CLIPSwarm: Generating Drone Shows from Text Prompts with Vision-Language Models
Pablo Pueyo, Eduardo Montijano, Ana C. Murillo, Mac Schwager
TL;DR
CLIPSwarm addresses generating drone swarm formations from natural language by leveraging a vision-language model with prompt enrichment. It iteratively optimizes a 2D formation to maximize the CLIP similarity $CS(t, I_{f,\alpha})$ between an enriched prompt $t$ and contour images $I_{f,\alpha}$ of candidate formations, where images are produced via colored alpha-shapes. The best 2D contour is then mapped to 3D drone trajectories using the Hungarian algorithm for assignment and ORCA for collision avoidance, enabling photorealistic drone shows in simulation.
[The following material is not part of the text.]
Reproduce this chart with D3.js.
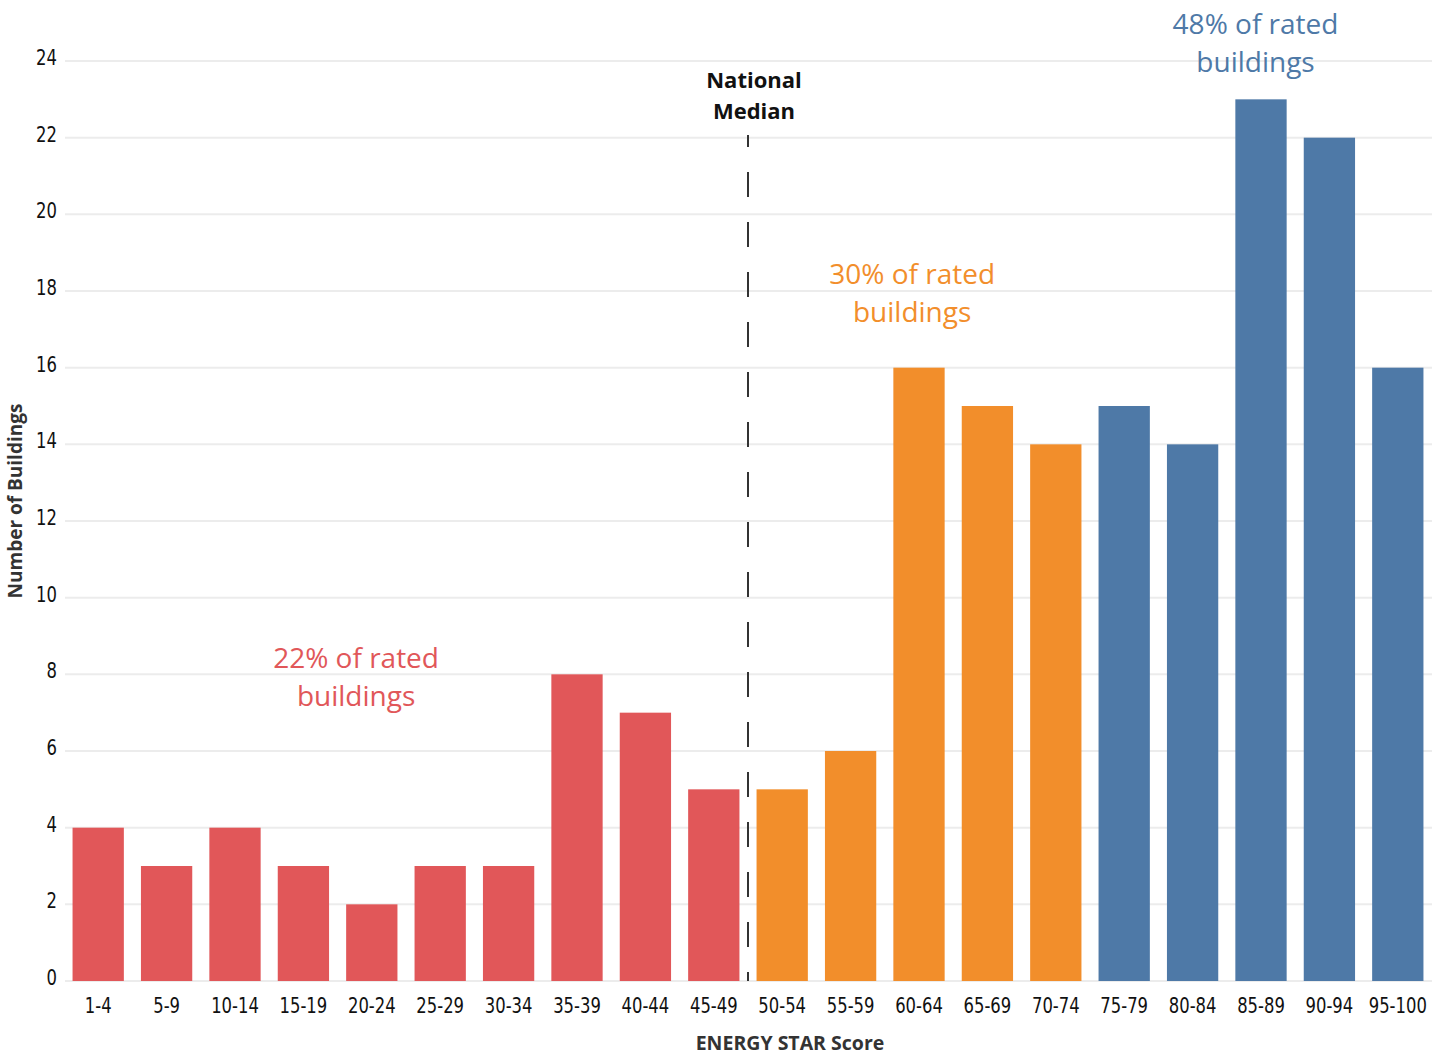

The approach demonstrates autonomous, language-driven formation design without retraining foundation models and suggests avenues for handling more complex shapes and full 3D optimization.
Abstract
This paper introduces CLIPSwarm, a new algorithm designed to automate the modeling of swarm drone formations based on natural language. The algorithm begins by enriching a provided word, to compose a text prompt that serves as input to an iterative approach to find the formation that best matches the provided word. The algorithm iteratively refines formations of robots to align with the textual description, employing different steps for "exploration" and "exploitation". Our framework is currently evaluated on simple formation targets, limited to contour shapes. A formation is visually represented through alpha-shape contours and the most representative color is automatically found for the input word. To measure the similarity between the description and the visual representation of the formation, we use CLIP [1], encoding text and images into vectors and assessing their similarity. Subsequently, the algorithm rearranges the formation to visually represent the word more effectively, within the given constraints of available drones. Control actions are then assigned to the drones, ensuring robotic behavior and collision-free movement. Experimental results demonstrate the system's efficacy in accurately modeling robot formations from natural language descriptions. The algorithm's versatility is showcased through the execution of drone shows in photorealistic simulation with varying shapes. We refer the reader to the supplementary video for a visual reference of the results.